Notable cannabis industry leaders in attendance included Steve DeAngelo, famed activist and founder of Harborside Inc. in Oakland; Bruce Linton, founder of Canopy Growth Corp; and Robert Hoban, president and founder of Hoban Law cannabis firm.
“We are delighted that we were able to attract and host delegates from so many different countries," Douglas K. Gordon, organizer of the event, told Civilized. "Our keynotes were brilliant and we are also incredibly pleased at the caliber of discussion that emanated from our panels and workshops."
CanEx Jamaica has always emphasized valuable content and networking, he noted.
This year’s agenda was very diverse, featuring activists, financial experts, cannabis media reporters, scientists, and entrepreneurs.
The first day started with keynotes from Gordon, Montego Bay Mayor Homer Davis; Minister Saboto S. Caesar to represent St. Vincent and the Grenadines; and, of course, a blessing from Edward Wray, from the Rastafari Indigenous Village.
The opening panel, “The Global Cannabis Movement,” served as an introduction to both the global and local standing grounds of the cannabis industry.
“It’s important for everyone in (or seeking to enter) the cannabis industry to remember they are also part of a community and movement," panel moderator Javier Hasse told Civilized. "This means we all have a responsibility to build mindful businesses that give back to the world, and especially to those most impacted by decades of prohibition. There is no industry without a movement to support it; there is no movement without an industry to back it. That was the focus of the opening panel.”
Later that same day, Cam Battley, chief corporate officer of Aurora Cannabis, delivered his own keynote on global affairs; Robert Hoban and a group of experts discussed innovation, compliance, and standards for an ethical industry; LA Weekly journalist and attorney Michael Miller led a conversation on strategic options for financing; and MJ Biz Daily’s Chris Walsh hosted a chat on hurdles and solutions for the cannabis industry.
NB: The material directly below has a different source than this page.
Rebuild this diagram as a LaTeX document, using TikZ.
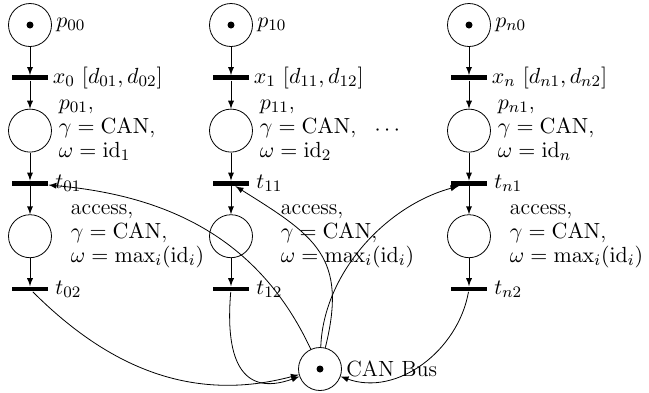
\documentclass[tikz,border=0pt]{standalone}
\usepackage{amsmath}
\usetikzlibrary{arrows,positioning}
\tikzset
{
    pnplace/.style = {circle, draw=black, minimum size=21.5pt, inner sep=0pt},
    marked/.style  = {path picture={\fill (path picture bounding box.center) circle (1.75pt);}},
    pntrans/.style = {rectangle, fill=black, minimum width=18pt, minimum height=2.4pt, inner sep=0pt},
    flow/.style    = {->, >=latex},
    note/.style    = {align=left, anchor=west},
    lbl/.style     = {inner sep=2pt}
}

\begin{document}
\begin{tikzpicture}[font=\fontsize{11}{12}\selectfont]

   \newcommand\NODEDY{26.4pt}
   \newcommand\NOTEDX{6pt}

   \useasboundingbox (0pt, 0pt) rectangle (324.5pt, -196pt);

   %% first column
   \node (p00) [pnplace, marked, label={[lbl]right:$p_{00}$}]           at (15pt, -12.5pt)                 {};
   \node (x0)  [pntrans, label={[lbl]right:{$x_0\ [d_{01}, d_{02}]$}}]  at ([shift=({0pt, -\NODEDY})]p00)  {};
   \node (p01) [pnplace]                                                at ([shift=({0pt, -\NODEDY})]x0)   {};
   \node (t01) [pntrans, label=right:$t_{01}$]                          at ([shift=({0pt, -\NODEDY})]p01)  {};
   \node (p02) [pnplace]                                                at ([shift=({0pt, -\NODEDY})]t01)  {};
   \node (t02) [pntrans, label=right:$t_{02}$]                          at ([shift=({0pt, -\NODEDY})]p02)  {};

   \node (l01) [note] at (p01.east)                  {$p_{01}$,\\ $\gamma = \mathrm{CAN}$,\\ $\omega = \mathrm{id}_1$};
   \node (l02) [note] at ([xshift=\NOTEDX]p02.east)  {access,\\ $\gamma = \mathrm{CAN}$,\\ $\omega = \max_i(\mathrm{id}_i)$};

   %% second column
   \node (p10) [pnplace, marked, label={[lbl]right:$p_{10}$}]           at (115.5pt, -12.5pt)              {};
   \node (x1)  [pntrans, label={[lbl]right:{$x_1\ [d_{11}, d_{12}]$}}]  at ([shift=({0pt, -\NODEDY})]p10)  {};
   \node (p11) [pnplace]                                                at ([shift=({0pt, -\NODEDY})]x1)   {};
   \node (t11) [pntrans, label=right:$t_{11}$]                          at ([shift=({0pt, -\NODEDY})]p11)  {};
   \node (p12) [pnplace]                                                at ([shift=({0pt, -\NODEDY})]t11)  {};
   \node (t12) [pntrans, label=right:$t_{12}$]                          at ([shift=({0pt, -\NODEDY})]p12)  {};

   \node (l11) [note] at (p11.east)                  {$p_{11}$,\\ $\gamma = \mathrm{CAN}$,\\ $\omega = \mathrm{id}_2$};
   \node (l12) [note] at ([xshift=10.5pt]p12.east)   {access,\\ $\gamma = \mathrm{CAN}$,\\ $\omega = \max_i(\mathrm{id}_i)$};
   \node (dots) [right=2pt of l11]                   {$\cdots$};

   %% last column
   \node (pn0) [pnplace, marked, label={[lbl]right:$p_{n0}$}]           at (234.5pt, -12.5pt)              {};
   \node (xn)  [pntrans, label={[lbl]right:{$x_n\ [d_{n1}, d_{n2}]$}}]  at ([shift=({0pt, -\NODEDY})]pn0)  {};
   \node (pn1) [pnplace]                                                at ([shift=({0pt, -\NODEDY})]xn)   {};
   \node (tn1) [pntrans, label=right:$t_{n1}$]                          at ([shift=({0pt, -\NODEDY})]pn1)  {};
   \node (pn2) [pnplace]                                                at ([shift=({0pt, -\NODEDY})]tn1)  {};
   \node (tn2) [pntrans, label=right:$t_{n2}$]                          at ([shift=({0pt, -\NODEDY})]pn2)  {};

   \node (ln1) [note] at (pn1.east)                  {$p_{n1}$,\\ $\gamma = \mathrm{CAN}$,\\ $\omega = \mathrm{id}_n$};
   \node (ln2) [note] at ([xshift=\NOTEDX]pn2.east)  {access,\\ $\gamma = \mathrm{CAN}$,\\ $\omega = \max_i(\mathrm{id}_i)$};

   %% the bus
   \node (bus) [pnplace, marked, label={[inner sep=2pt]right:CAN Bus}] at (160pt, -184.5pt) {};

   \path
      (p00) edge[flow] (x0)
      (x0)  edge[flow] (p01)
      (p01) edge[flow] (t01)
      (t01) edge[flow] (p02)
      (p02) edge[flow] (t02)
      (p10) edge[flow] (x1)
      (x1)  edge[flow] (p11)
      (p11) edge[flow] (t11)
      (t11) edge[flow] (p12)
      (p12) edge[flow] (t12)
      (pn0) edge[flow] (xn)
      (xn)  edge[flow] (pn1)
      (pn1) edge[flow] (tn1)
      (tn1) edge[flow] (pn2)
      (pn2) edge[flow] (tn2)
      (t02) edge[flow, out=-45, in=195]                  (bus)
      (t12) edge[flow, out=-95, in=200, looseness=1.5]   (bus)
      (tn2) edge[flow, out=-100, in=-20]                 (bus)
      (bus) edge[flow, out=115, in=-5]                   (t01)
      (bus) edge[flow, out=76, in=-32, looseness=1.3]    (t11)
      (bus) edge[flow, out=88, in=195, looseness=0.9]    (tn1);
\end{tikzpicture}
\end{document}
Same as every other night of the four-day meet-up, the day topped off with a cannabis themed party, which, as any conference attendee knows, is fundamental to a fully productive (networking) event.
We woke up Friday, excited about another day full of impactful keynotes, including one discussion led by Steve DeAngelo on restorative justice and expungement programs, like the Last Prisoner Project, as well as a fireside chat with Bruce Linton, who detailed his trials and tribulations working in cannabis.
“I will start another company, I'm pretty sure that I will do that, but it’s gotta be something serious that I’m in the deep end on,” Linton said, explaining that, no matter how hard he had tried to avoid getting back into cannabis, a dive into climate change related ventures brought him right back to CBD.
“If you’re producing pork in Denmark, I’ve got bad news. [Due to climate change], heat is going to be much hotter, and that stresses out your pigs,” he said. It was the quest to calm these pigs down to get them to eat again that brought him right back to CBD, he declared.
The day finished with panels on female leadership in cannabis, raising money, and sports and CBD.
In the evening, speakers and attendees re-gathered for Eyes Wide Shut, an all-white masquerade party that took place at the Rose Hall estate, a mansion that is said to be haunted by ghosts.
Saturday was a workshop day, focused on education, with sessions on cannabis medicine, investment, and cultivation.
The Gossip and Tips for Next Year
Even though everyone looked stunning in the haze of colorless garments and weed smoke that was the all-white party, former NBA star and cannabis entrepreneur John Salley took the gold. A two-piece white suit on a white shirt, topped by a rose in his front pocket, were the most eye-catching sight of the evening.
If you’re coming back for Canex Jamaica 2020, make sure to set some time aside to visit other parts of Jamaica; you don’t even have to go far. Coral Cove in Homer’s bay is an absolutely fantastic, cannabis-infused all-inclusive experience. Also, try to visit Banana Shout in Negril, which is as laidback and beautiful as it gets. Finally, for a chill, cannabis-friendly experience, check out HotBox Jamaica, a hostel-style pace by the beach owned by Canadian Abi Roach.